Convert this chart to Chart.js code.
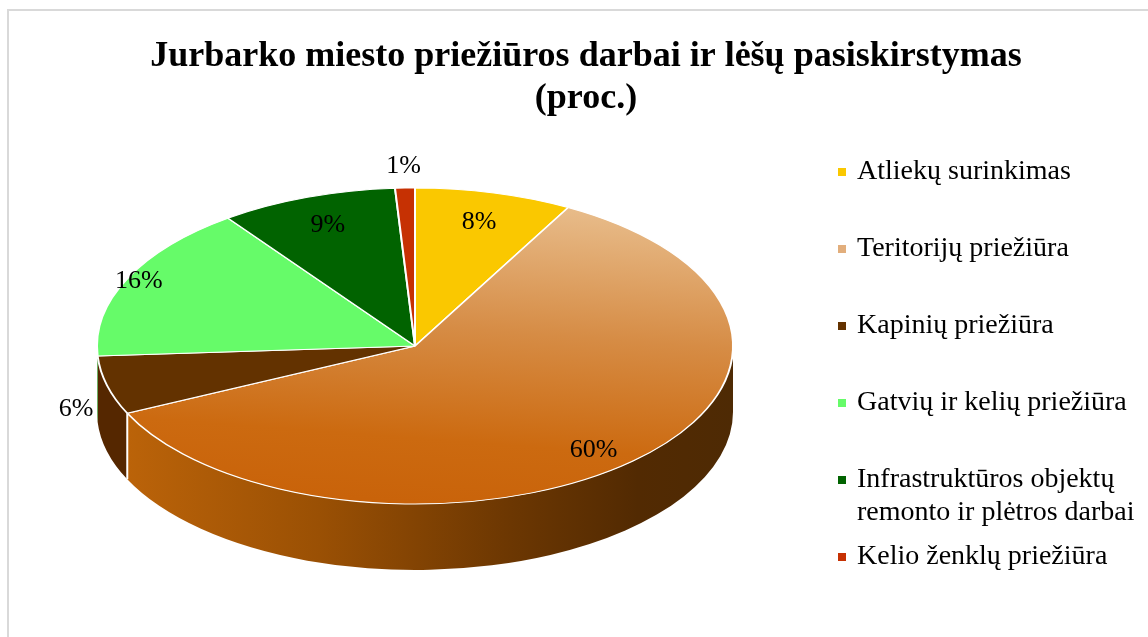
<!DOCTYPE html>
<html lang="lt">
<head>
    <meta charset="UTF-8">
    <title>Jurbarko miesto priežiūros darbai</title>
    <script src="https://cdn.jsdelivr.net/npm/chart.js"></script>
    <style>
        body { margin: 0; background: #fff; }
        canvas { display: block; }
    </style>
</head>
<body>
    <canvas id="pieChart" width="1148" height="637"></canvas>

    <script>
        // data
        const categories = [
            'Atliekų surinkimas',
            'Teritorijų priežiūra',
            'Kapinių priežiūra',
            'Gatvių ir kelių priežiūra',
            'Infrastruktūros objektų\nremonto ir plėtros darbai',
            'Kelio ženklų priežiūra'
        ];
        const shares = [8, 60, 6, 16, 9, 1];
        const shareLabels = ['8%', '60%', '6%', '16%', '9%', '1%'];
        const titleLines = ['Jurbarko miesto priežiūros darbai ir lėšų pasiskirstymas', '(proc.)'];

        // styles
        const sliceColors = ['#fac800', '#d98a45', '#633200', '#66fb69', '#016300', '#c63103'];
        const sideColors = ['#b08c00', '#8a4604', '#552700', '#3fb040', '#004000', '#8a2200'];
        const labelRadius = [0.81, 0.82, 1.1, 0.96, 0.81, 1.14];

        const radius = 318;
        const tilt = 158 / 318;
        const depth = 66;
        const serif = '"Liberation Serif", "Times New Roman", serif';

        function topGradient(chart) {
            const a = chart.chartArea;
            if (!a) return sliceColors[1];
            const ctx = chart.ctx;
            const cx = (a.left + a.right) / 2, cy = (a.top + a.bottom) / 2;
            const g = ctx.createLinearGradient(cx + 0.35 * radius, cy - radius, cx + 0.05 * radius, cy + radius);
            g.addColorStop(0, '#eac293');
            g.addColorStop(0.45, '#d68c45');
            g.addColorStop(0.8, '#cc6a10');
            g.addColorStop(1, '#c9630a');
            return g;
        }

        const pie3d = {
            id: 'pie3d',
            beforeDraw(chart) {
                const ctx = chart.ctx;
                ctx.save();
                ctx.fillStyle = '#fff';
                ctx.fillRect(0, 0, chart.width, chart.height);
                ctx.strokeStyle = '#d9d9d9';
                ctx.lineWidth = 2;
                ctx.beginPath();
                ctx.moveTo(8, chart.height);
                ctx.lineTo(8, 10);
                ctx.lineTo(chart.width, 10);
                ctx.stroke();

                // title
                ctx.fillStyle = '#000';
                ctx.font = 'bold 36px ' + serif;
                ctx.textAlign = 'center';
                ctx.textBaseline = 'alphabetic';
                titleLines.forEach((t, i) => ctx.fillText(t, 586, 66 + i * 42));

                // legend
                ctx.font = '28px ' + serif;
                ctx.textAlign = 'left';
                ctx.textBaseline = 'middle';
                categories.forEach((c, i) => {
                    const y = 172 + i * 77;
                    ctx.fillStyle = i === 1 ? '#e2ae7c' : sliceColors[i];
                    ctx.fillRect(838, y - 4, 8, 8);
                    ctx.fillStyle = '#000';
                    c.split('\n').forEach((line, j) => ctx.fillText(line, 857, y + j * 33));
                });
                ctx.restore();
            },
            beforeDatasetsDraw(chart) {
                const ctx = chart.ctx;
                const arcs = chart.getDatasetMeta(0).data;
                const cx = arcs[0].x, cy = arcs[0].y;
                const ry = radius * tilt;
                ctx.save();
                arcs.forEach((arc, i) => {
                    const a1 = Math.max(arc.startAngle, 0);
                    const a2 = Math.min(arc.endAngle, Math.PI);
                    if (a2 <= a1) return;
                    ctx.beginPath();
                    ctx.ellipse(cx, cy, radius, ry, 0, a1, a2, false);
                    ctx.ellipse(cx, cy + depth, radius, ry, 0, a2, a1, true);
                    ctx.closePath();
                    if (i === 1) {
                        const g = ctx.createLinearGradient(cx - radius, 0, cx + radius, 0);
                        g.addColorStop(0, '#c0660a');
                        g.addColorStop(0.35, '#9a5004');
                        g.addColorStop(0.65, '#6c3702');
                        g.addColorStop(0.85, '#522a02');
                        g.addColorStop(1, '#4e2a04');
                        ctx.fillStyle = g;
                    } else {
                        ctx.fillStyle = sideColors[i];
                    }
                    ctx.fill();
                });
                // white seams on the side
                ctx.strokeStyle = '#fff';
                ctx.lineWidth = 2;
                arcs.forEach(arc => {
                    const a = arc.endAngle;
                    if (a > 0.05 && a < Math.PI - 0.1) {
                        const x = cx + radius * Math.cos(a);
                        const y = cy + ry * Math.sin(a);
                        ctx.beginPath();
                        ctx.moveTo(x, y);
                        ctx.lineTo(x, y + depth);
                        ctx.stroke();
                    }
                });
                ctx.restore();

                // squash the flat pie into the tilted top face
                ctx.save();
                ctx.translate(cx, cy);
                ctx.scale(1, tilt);
                ctx.translate(-cx, -cy);
            },
            afterDatasetsDraw(chart) {
                const ctx = chart.ctx;
                ctx.restore();
                const arcs = chart.getDatasetMeta(0).data;
                ctx.save();
                ctx.font = '26px ' + serif;
                ctx.fillStyle = '#000';
                ctx.textAlign = 'center';
                ctx.textBaseline = 'middle';
                arcs.forEach((arc, i) => {
                    const mid = (arc.startAngle + arc.endAngle) / 2;
                    const f = labelRadius[i];
                    const x = arc.x + f * radius * Math.cos(mid);
                    let y = arc.y + f * radius * tilt * Math.sin(mid);
                    if (Math.sin(mid) > 0) y += depth * (f > 1 ? 0.3 : 0.15);
                    ctx.fillText(shareLabels[i], x, y);
                });
                ctx.restore();
            }
        };

        const ctx = document.getElementById('pieChart').getContext('2d');
        const chart = new Chart(ctx, {
            type: 'pie',
            data: {
                labels: categories,
                datasets: [{
                    data: shares,
                    backgroundColor: c => c.dataIndex === 1 ? topGradient(c.chart) : sliceColors[c.dataIndex],
                    borderColor: '#fff',
                    borderWidth: 2,
                    radius: radius,
                    clip: false
                }]
            },
            options: {
                responsive: false,
                animation: false,
                layout: { padding: { left: 20, right: 338, top: 120, bottom: 65 } },
                plugins: {
                    legend: { display: false },
                    title: { display: false },
                    tooltip: { enabled: false }
                }
            },
            plugins: [pie3d]
        });
    </script>
</body>
</html>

● **Exercise requirements**
Without including any pictures, reproduce the listing exactly.

● **Written reply**
Convert this chart to Chart.js code.
<!DOCTYPE html>
<html lang="lt">
<head>
    <meta charset="UTF-8">
    <title>Jurbarko miesto priežiūros darbai</title>
    <script src="https://cdn.jsdelivr.net/npm/chart.js"></script>
    <style>
        body { margin: 0; background: #fff; }
        canvas { display: block; }
    </style>
</head>
<body>
    <canvas id="pieChart" width="1148" height="637"></canvas>

    <script>
        // data
        const categories = [
            'Atliekų surinkimas',
            'Teritorijų priežiūra',
            'Kapinių priežiūra',
            'Gatvių ir kelių priežiūra',
            'Infrastruktūros objektų\nremonto ir plėtros darbai',
            'Kelio ženklų priežiūra'
        ];
        const shares = [8, 60, 6, 16, 9, 1];
        const shareLabels = ['8%', '60%', '6%', '16%', '9%', '1%'];
        const titleLines = ['Jurbarko miesto priežiūros darbai ir lėšų pasiskirstymas', '(proc.)'];

        // styles
        const sliceColors = ['#fac800', '#d98a45', '#633200', '#66fb69', '#016300', '#c63103'];
        const sideColors = ['#b08c00', '#8a4604', '#552700', '#3fb040', '#004000', '#8a2200'];
        const labelRadius = [0.81, 0.82, 1.1, 0.96, 0.81, 1.14];

        const radius = 318;
        const tilt = 158 / 318;
        const depth = 66;
        const serif = '"Liberation Serif", "Times New Roman", serif';

        function topGradient(chart) {
            const a = chart.chartArea;
            if (!a) return sliceColors[1];
            const ctx = chart.ctx;
            const cx = (a.left + a.right) / 2, cy = (a.top + a.bottom) / 2;
            const g = ctx.createLinearGradient(cx + 0.35 * radius, cy - radius, cx + 0.05 * radius, cy + radius);
            g.addColorStop(0, '#eac293');
            g.addColorStop(0.45, '#d68c45');
            g.addColorStop(0.8, '#cc6a10');
            g.addColorStop(1, '#c9630a');
            return g;
        }

        const pie3d = {
            id: 'pie3d',
            beforeDraw(chart) {
                const ctx = chart.ctx;
                ctx.save();
                ctx.fillStyle = '#fff';
                ctx.fillRect(0, 0, chart.width, chart.height);
                ctx.strokeStyle = '#d9d9d9';
                ctx.lineWidth = 2;
                ctx.beginPath();
                ctx.moveTo(8, chart.height);
                ctx.lineTo(8, 10);
                ctx.lineTo(chart.width, 10);
                ctx.stroke();

                // title
                ctx.fillStyle = '#000';
                ctx.font = 'bold 36px ' + serif;
                ctx.textAlign = 'center';
                ctx.textBaseline = 'alphabetic';
                titleLines.forEach((t, i) => ctx.fillText(t, 586, 66 + i * 42));

                // legend
                ctx.font = '28px ' + serif;
                ctx.textAlign = 'left';
                ctx.textBaseline = 'middle';
                categories.forEach((c, i) => {
                    const y = 172 + i * 77;
                    ctx.fillStyle = i === 1 ? '#e2ae7c' : sliceColors[i];
                    ctx.fillRect(838, y - 4, 8, 8);
                    ctx.fillStyle = '#000';
                    c.split('\n').forEach((line, j) => ctx.fillText(line, 857, y + j * 33));
                });
                ctx.restore();
            },
            beforeDatasetsDraw(chart) {
                const ctx = chart.ctx;
                const arcs = chart.getDatasetMeta(0).data;
                const cx = arcs[0].x, cy = arcs[0].y;
                const ry = radius * tilt;
                ctx.save();
                arcs.forEach((arc, i) => {
                    const a1 = Math.max(arc.startAngle, 0);
                    const a2 = Math.min(arc.endAngle, Math.PI);
                    if (a2 <= a1) return;
                    ctx.beginPath();
                    ctx.ellipse(cx, cy, radius, ry, 0, a1, a2, false);
                    ctx.ellipse(cx, cy + depth, radius, ry, 0, a2, a1, true);
                    ctx.closePath();
                    if (i === 1) {
                        const g = ctx.createLinearGradient(cx - radius, 0, cx + radius, 0);
                        g.addColorStop(0, '#c0660a');
                        g.addColorStop(0.35, '#9a5004');
                        g.addColorStop(0.65, '#6c3702');
                        g.addColorStop(0.85, '#522a02');
                        g.addColorStop(1, '#4e2a04');
                        ctx.fillStyle = g;
                    } else {
                        ctx.fillStyle = sideColors[i];
                    }
                    ctx.fill();
                });
                // white seams on the side
                ctx.strokeStyle = '#fff';
                ctx.lineWidth = 2;
                arcs.forEach(arc => {
                    const a = arc.endAngle;
                    if (a > 0.05 && a < Math.PI - 0.1) {
                        const x = cx + radius * Math.cos(a);
                        const y = cy + ry * Math.sin(a);
                        ctx.beginPath();
                        ctx.moveTo(x, y);
                        ctx.lineTo(x, y + depth);
                        ctx.stroke();
                    }
                });
                ctx.restore();

                // squash the flat pie into the tilted top face
                ctx.save();
                ctx.translate(cx, cy);
                ctx.scale(1, tilt);
                ctx.translate(-cx, -cy);
            },
            afterDatasetsDraw(chart) {
                const ctx = chart.ctx;
                ctx.restore();
                const arcs = chart.getDatasetMeta(0).data;
                ctx.save();
                ctx.font = '26px ' + serif;
                ctx.fillStyle = '#000';
                ctx.textAlign = 'center';
                ctx.textBaseline = 'middle';
                arcs.forEach((arc, i) => {
                    const mid = (arc.startAngle + arc.endAngle) / 2;
                    const f = labelRadius[i];
                    const x = arc.x + f * radius * Math.cos(mid);
                    let y = arc.y + f * radius * tilt * Math.sin(mid);
                    if (Math.sin(mid) > 0) y += depth * (f > 1 ? 0.3 : 0.15);
                    ctx.fillText(shareLabels[i], x, y);
                });
                ctx.restore();
            }
        };

        const ctx = document.getElementById('pieChart').getContext('2d');
        const chart = new Chart(ctx, {
            type: 'pie',
            data: {
                labels: categories,
                datasets: [{
                    data: shares,
                    backgroundColor: c => c.dataIndex === 1 ? topGradient(c.chart) : sliceColors[c.dataIndex],
                    borderColor: '#fff',
                    borderWidth: 2,
                    radius: radius,
                    clip: false
                }]
            },
            options: {
                responsive: false,
                animation: false,
                layout: { padding: { left: 20, right: 338, top: 120, bottom: 65 } },
                plugins: {
                    legend: { display: false },
                    title: { display: false },
                    tooltip: { enabled: false }
                }
            },
            plugins: [pie3d]
        });
    </script>
</body>
</html>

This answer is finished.